In Hadoop we have our data stored in HDFS, and as I told you in the article Big Data: Part 1 MapReduce is used for processing that data. But there is a problem, the MapReduce framework needs a person who knows JAVA. So if you want to work with this HDFS data you should be a JAVA expert!
Facebook noticed this problem and in 2010, they invented Hive which lets you process this HDFS data(structured one) even if you don’t know JAVA.
HIVE execution engine converts the script written using HQL into Map-Reduce programs. These MapReduce programs are further converted to .JAR files and they work in the same way when executed as the MapReduce should have worked.
HIVE Reads data from HDFS. HIVE works with structured data in Hadoop.
An operation like left-inner join would need around 200–300 lines of code in JAVA Map-Reduce whereas in SQL it would be just a couple of lines of code. You can say to enable SQL Developers to exploit the power of Hadoop, an abstraction interface known as HIVE was developed on top of native MAp-Reduce.
📢Do Tables in Hive store Data?
In Hive Tables and Data are stored separately. Data is stored only in HDFS. Tables are just projected over that data of HDFS. Remember data is not stored in these tables of HIVE like we have in RDBMS!! Hive only stores the table’s schema information (table metadata) in its metastore which is borrowed from an RDBMS (derby is the default one). But in Production, Derby is replaced by Oracle, MSSQL as Derby is a single-user database.
The table metadata is stored separately from the data.
But few things that HIVE is not capable of doing effectively:-
🎤Adhoc Real-time queries (OLTP Transactions) →Hadoop is actually built for batch processing over large datasets so it should not be used for transactional queries.
🎤No ACID Support(Recently limited ACID support has been incorporated in HIVE).
🎤No suitable for frequent updates and inserts.

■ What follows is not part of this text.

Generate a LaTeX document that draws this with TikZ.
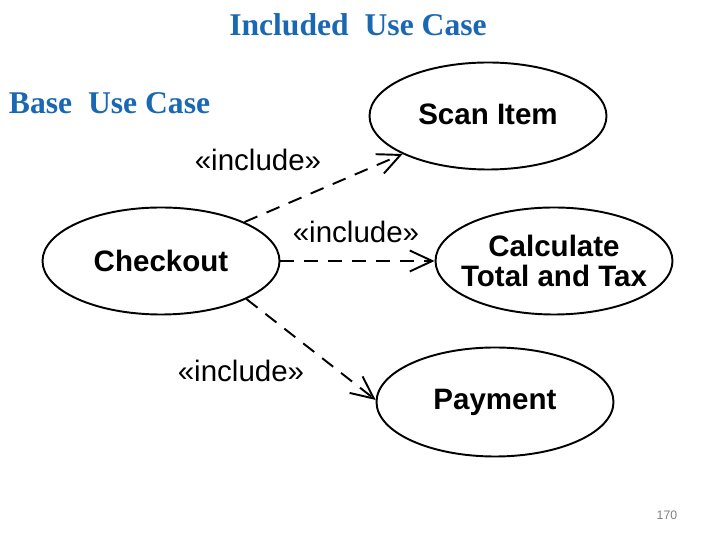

These updates and inserts were allowed only in recent releases of HIVE.
🎤Not meant for unstructured data analysis.
🎶How to download Hive on Ubuntu machine
→ First start all daemons using start-all. sh in the terminal and then execute this:
sudo wget https://dlcdn.apache.org/hive/hive-3.1.3/apache-hive-3.1.3-bin.tar.gz
→Secondly extract this tar file:
sudo tar xvzf apache-hive-3.1.3-bin.tar.gz
→Thirdly add the path in.bashrc file
sudo nano .bashrc
export HIVE_HOME= /home/hadoop/apache-hive-3.1.3-bin
export PATH=$PATH:$HIVE_HOME/bin
→Applying changes to .bashrc file
source ~/.bashrc
→Edit hive-config.sh file to share where my Hadoop is lying.
sudo nano $HIVE_HOME/bin/hive-config.sh
export HADOOP_HOME=/home/hadoop/hadoop-3.3.6
→Now create a tmp directory in HDFS to store temporary results of queries we will be running on Hive:
hdfs dfs -mkdir /tmp
hdfs dfs -chmod g+w /tmp
hdfs dfs -mkdir -p /user/hive/warehouse
hdfs dfs -chmod g+w /user/hive/warehouse
The directory warehouse will be used to store the table or data related to the hive in HDFS. The directory tmp is the location to store the intermediate result of processing.
→To configure hive with Hadoop we need to edit hive-env.sh file. For this go to the conf folder:
cd apache-hive-3.1.3-bin/conf
sudo vim hive-env.sh
export HADOOP_INSTALL=/home/hadoop/hadoop
→Now downloading Apache Derby
wget https://dlcdn.apache.org/db/derby/db-derby-10.16.1.1/db-derby-10.16.1.1-bin.tar.gz
sudo tar xvzf db-derby-10.16.1.1-bin.tar.gz -C /home/hadoop
cd ..
→Setup the derby environment by appending the following lines to .bashrc file:-
export DERBY_HOME=/home/hadoop/db-derby-10.16.1.1-bin
export PATH=$PATH:$DERBY_HOME/bin
export CLASSPATH=$CLASSPATH:$DERBY_HOME/lib/derby.jar:$DERBY_HOME/lib/derbytools.jarsource ~/.bashrc
→Create a directory named data in DERBY_HOME directory to store metadata:
sudo mkdir $DERBY_HOME/data
→Configuring Metastore →specifying to hive where the database is stored
cd $HIVE_HOME/conf
sudo cp hive-default.xml.template hive-site.xml
sudo vim hive-site.xml
Check if these configurations are present in it.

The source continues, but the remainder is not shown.